*SUPPLIED DATA*.
════
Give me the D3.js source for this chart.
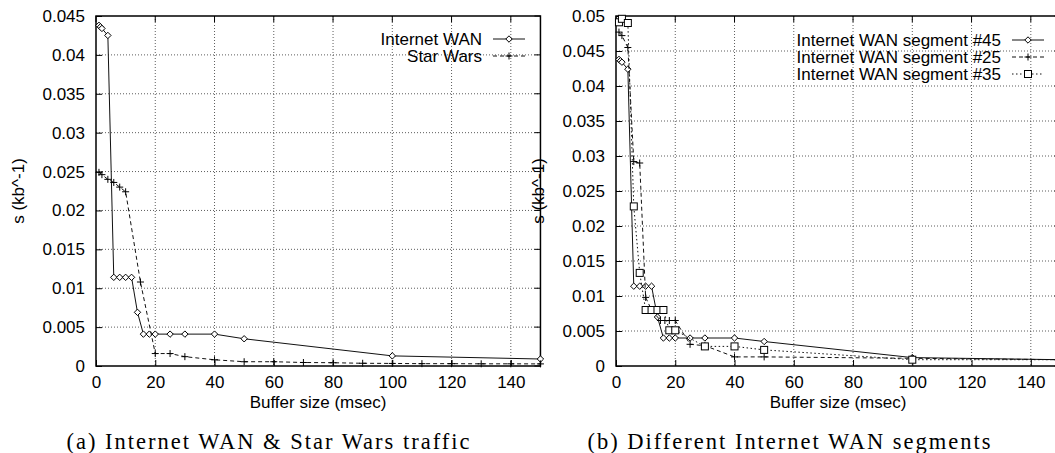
════
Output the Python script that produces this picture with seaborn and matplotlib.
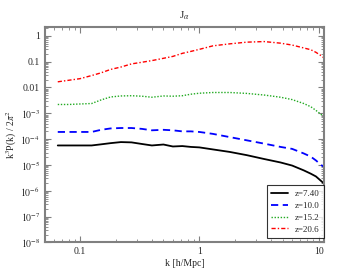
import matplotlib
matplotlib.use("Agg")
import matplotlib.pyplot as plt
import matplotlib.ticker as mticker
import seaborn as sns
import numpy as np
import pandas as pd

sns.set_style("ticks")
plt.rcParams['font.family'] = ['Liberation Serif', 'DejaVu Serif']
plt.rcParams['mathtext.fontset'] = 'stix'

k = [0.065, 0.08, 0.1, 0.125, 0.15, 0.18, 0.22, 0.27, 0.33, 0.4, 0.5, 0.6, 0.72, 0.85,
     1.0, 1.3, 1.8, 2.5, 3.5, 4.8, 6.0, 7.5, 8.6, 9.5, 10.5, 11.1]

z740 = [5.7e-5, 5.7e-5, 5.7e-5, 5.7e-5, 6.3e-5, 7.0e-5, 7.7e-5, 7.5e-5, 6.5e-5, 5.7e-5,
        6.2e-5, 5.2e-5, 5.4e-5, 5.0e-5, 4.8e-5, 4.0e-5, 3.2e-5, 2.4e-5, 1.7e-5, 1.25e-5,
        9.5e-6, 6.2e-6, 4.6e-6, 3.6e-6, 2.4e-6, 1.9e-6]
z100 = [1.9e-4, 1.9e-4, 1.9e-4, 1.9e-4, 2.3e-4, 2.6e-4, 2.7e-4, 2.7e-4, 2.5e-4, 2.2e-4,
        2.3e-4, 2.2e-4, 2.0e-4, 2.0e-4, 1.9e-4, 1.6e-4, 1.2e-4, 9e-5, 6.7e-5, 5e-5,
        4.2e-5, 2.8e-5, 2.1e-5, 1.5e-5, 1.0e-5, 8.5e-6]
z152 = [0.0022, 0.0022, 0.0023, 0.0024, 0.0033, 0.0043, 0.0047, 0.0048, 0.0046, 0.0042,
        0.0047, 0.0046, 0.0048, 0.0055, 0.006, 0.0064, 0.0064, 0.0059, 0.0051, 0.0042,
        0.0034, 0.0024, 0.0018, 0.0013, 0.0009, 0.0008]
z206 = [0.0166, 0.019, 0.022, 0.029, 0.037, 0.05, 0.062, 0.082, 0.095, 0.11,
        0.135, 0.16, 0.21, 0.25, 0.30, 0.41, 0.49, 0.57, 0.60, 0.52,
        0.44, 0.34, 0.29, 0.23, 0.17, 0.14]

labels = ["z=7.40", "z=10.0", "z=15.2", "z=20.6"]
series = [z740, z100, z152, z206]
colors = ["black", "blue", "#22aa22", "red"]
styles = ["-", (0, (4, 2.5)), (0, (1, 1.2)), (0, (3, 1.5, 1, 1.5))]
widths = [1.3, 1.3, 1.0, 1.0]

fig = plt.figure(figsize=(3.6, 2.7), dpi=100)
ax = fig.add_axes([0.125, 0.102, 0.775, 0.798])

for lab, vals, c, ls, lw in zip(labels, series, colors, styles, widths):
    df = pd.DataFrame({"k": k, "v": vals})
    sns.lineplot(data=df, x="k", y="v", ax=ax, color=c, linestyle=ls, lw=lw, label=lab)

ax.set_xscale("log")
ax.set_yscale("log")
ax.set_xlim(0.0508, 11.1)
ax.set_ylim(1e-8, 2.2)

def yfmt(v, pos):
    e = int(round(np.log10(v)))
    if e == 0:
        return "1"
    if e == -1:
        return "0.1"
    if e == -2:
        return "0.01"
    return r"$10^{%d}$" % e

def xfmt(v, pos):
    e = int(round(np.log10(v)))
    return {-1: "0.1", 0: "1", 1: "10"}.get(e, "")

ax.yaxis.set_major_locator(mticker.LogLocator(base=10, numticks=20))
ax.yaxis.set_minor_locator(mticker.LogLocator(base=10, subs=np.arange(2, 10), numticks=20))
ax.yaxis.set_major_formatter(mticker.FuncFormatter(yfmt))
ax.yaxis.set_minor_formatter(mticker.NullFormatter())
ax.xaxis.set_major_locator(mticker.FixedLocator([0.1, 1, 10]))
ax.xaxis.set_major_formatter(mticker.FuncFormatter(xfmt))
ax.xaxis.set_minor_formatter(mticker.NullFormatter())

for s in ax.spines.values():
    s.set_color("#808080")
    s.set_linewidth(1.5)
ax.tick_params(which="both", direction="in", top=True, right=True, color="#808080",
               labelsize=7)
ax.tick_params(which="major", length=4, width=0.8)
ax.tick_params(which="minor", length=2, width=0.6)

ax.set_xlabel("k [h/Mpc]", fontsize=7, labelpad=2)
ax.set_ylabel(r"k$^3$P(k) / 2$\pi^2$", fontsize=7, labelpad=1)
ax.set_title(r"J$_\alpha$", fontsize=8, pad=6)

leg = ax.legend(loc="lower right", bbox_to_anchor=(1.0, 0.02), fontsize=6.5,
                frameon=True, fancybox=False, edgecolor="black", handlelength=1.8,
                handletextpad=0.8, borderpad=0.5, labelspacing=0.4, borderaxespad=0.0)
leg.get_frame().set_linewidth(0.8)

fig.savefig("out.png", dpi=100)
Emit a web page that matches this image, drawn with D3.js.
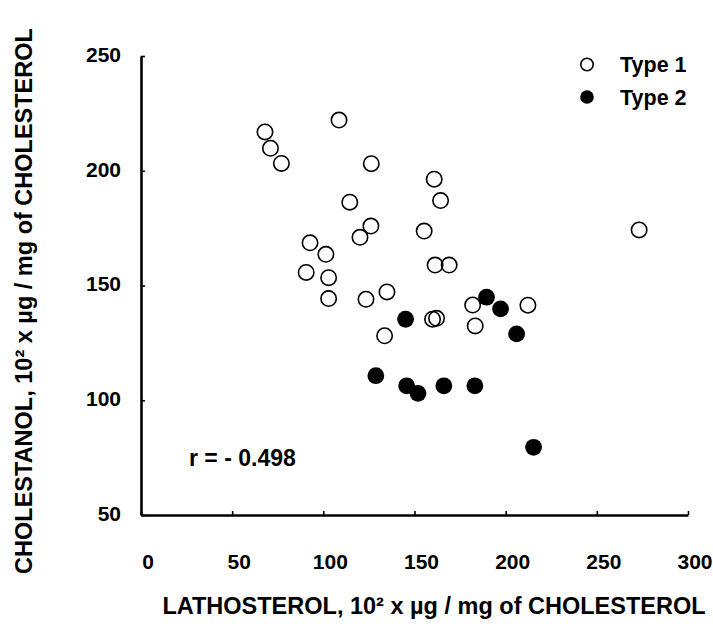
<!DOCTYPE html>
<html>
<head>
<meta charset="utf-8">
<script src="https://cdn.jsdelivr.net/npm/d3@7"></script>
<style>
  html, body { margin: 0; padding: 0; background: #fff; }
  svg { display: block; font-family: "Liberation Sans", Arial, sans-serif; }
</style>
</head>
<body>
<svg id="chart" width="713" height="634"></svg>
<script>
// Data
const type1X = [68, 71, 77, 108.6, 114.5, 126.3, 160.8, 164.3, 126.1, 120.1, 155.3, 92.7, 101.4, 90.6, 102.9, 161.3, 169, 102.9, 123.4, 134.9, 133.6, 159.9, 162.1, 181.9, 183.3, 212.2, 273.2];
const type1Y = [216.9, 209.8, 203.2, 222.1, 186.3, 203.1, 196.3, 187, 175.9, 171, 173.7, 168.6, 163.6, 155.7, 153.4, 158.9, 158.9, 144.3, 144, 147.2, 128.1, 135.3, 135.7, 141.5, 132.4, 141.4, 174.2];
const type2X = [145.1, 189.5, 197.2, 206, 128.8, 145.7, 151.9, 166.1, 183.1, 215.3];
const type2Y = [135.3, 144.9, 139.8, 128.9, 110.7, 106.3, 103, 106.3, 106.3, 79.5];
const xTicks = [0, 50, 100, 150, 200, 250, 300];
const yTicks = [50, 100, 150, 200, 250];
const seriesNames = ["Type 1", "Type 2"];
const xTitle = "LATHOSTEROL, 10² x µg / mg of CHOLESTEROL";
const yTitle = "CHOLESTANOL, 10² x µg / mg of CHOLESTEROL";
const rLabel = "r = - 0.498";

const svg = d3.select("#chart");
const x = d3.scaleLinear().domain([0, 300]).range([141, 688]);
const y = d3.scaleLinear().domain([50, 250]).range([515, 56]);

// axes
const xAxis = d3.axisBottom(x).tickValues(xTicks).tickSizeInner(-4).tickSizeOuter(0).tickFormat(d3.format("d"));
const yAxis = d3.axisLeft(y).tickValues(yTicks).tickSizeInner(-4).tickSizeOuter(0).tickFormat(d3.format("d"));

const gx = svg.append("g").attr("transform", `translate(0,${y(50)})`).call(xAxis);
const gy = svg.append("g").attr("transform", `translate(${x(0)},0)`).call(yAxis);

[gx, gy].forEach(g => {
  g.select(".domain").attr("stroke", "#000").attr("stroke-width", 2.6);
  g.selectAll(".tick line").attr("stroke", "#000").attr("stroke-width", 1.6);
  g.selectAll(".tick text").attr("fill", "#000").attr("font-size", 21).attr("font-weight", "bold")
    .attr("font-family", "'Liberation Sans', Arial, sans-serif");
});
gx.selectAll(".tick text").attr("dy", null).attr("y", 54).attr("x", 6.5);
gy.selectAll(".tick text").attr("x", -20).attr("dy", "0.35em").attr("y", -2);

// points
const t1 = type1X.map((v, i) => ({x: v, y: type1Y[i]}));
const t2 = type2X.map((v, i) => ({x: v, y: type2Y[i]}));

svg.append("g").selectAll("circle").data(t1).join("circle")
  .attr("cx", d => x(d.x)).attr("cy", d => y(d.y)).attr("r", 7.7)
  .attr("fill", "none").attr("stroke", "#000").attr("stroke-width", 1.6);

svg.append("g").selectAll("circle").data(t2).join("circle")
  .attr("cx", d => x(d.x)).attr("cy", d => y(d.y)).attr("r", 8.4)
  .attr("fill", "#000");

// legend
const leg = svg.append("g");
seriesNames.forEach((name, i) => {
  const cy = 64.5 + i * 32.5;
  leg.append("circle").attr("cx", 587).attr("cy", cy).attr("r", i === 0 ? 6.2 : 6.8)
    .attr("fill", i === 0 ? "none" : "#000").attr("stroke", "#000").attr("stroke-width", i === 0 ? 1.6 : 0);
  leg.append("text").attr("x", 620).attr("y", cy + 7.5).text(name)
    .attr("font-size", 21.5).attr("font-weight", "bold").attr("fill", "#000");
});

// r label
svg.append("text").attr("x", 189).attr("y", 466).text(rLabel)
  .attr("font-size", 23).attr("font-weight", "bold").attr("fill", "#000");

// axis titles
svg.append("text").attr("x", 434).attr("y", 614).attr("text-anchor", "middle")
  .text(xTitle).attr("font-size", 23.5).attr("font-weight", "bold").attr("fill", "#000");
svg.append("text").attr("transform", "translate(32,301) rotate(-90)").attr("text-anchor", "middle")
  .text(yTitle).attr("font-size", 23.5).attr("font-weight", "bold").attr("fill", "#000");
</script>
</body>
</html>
════
*WHAT THE TASK REQUIRES*.
Look above for the line with "Emit a web page" and copy exactly from it through the line with "const y = d3.scaleLinear().domain([50, 250]).range([515, 56]);", both included. Omit the pictures.

*TASK RESPONSE*.
Emit a web page that matches this image, drawn with D3.js.
<!DOCTYPE html>
<html>
<head>
<meta charset="utf-8">
<script src="https://cdn.jsdelivr.net/npm/d3@7"></script>
<style>
  html, body { margin: 0; padding: 0; background: #fff; }
  svg { display: block; font-family: "Liberation Sans", Arial, sans-serif; }
</style>
</head>
<body>
<svg id="chart" width="713" height="634"></svg>
<script>
// Data
const type1X = [68, 71, 77, 108.6, 114.5, 126.3, 160.8, 164.3, 126.1, 120.1, 155.3, 92.7, 101.4, 90.6, 102.9, 161.3, 169, 102.9, 123.4, 134.9, 133.6, 159.9, 162.1, 181.9, 183.3, 212.2, 273.2];
const type1Y = [216.9, 209.8, 203.2, 222.1, 186.3, 203.1, 196.3, 187, 175.9, 171, 173.7, 168.6, 163.6, 155.7, 153.4, 158.9, 158.9, 144.3, 144, 147.2, 128.1, 135.3, 135.7, 141.5, 132.4, 141.4, 174.2];
const type2X = [145.1, 189.5, 197.2, 206, 128.8, 145.7, 151.9, 166.1, 183.1, 215.3];
const type2Y = [135.3, 144.9, 139.8, 128.9, 110.7, 106.3, 103, 106.3, 106.3, 79.5];
const xTicks = [0, 50, 100, 150, 200, 250, 300];
const yTicks = [50, 100, 150, 200, 250];
const seriesNames = ["Type 1", "Type 2"];
const xTitle = "LATHOSTEROL, 10² x µg / mg of CHOLESTEROL";
const yTitle = "CHOLESTANOL, 10² x µg / mg of CHOLESTEROL";
const rLabel = "r = - 0.498";

const svg = d3.select("#chart");
const x = d3.scaleLinear().domain([0, 300]).range([141, 688]);
const y = d3.scaleLinear().domain([50, 250]).range([515, 56]);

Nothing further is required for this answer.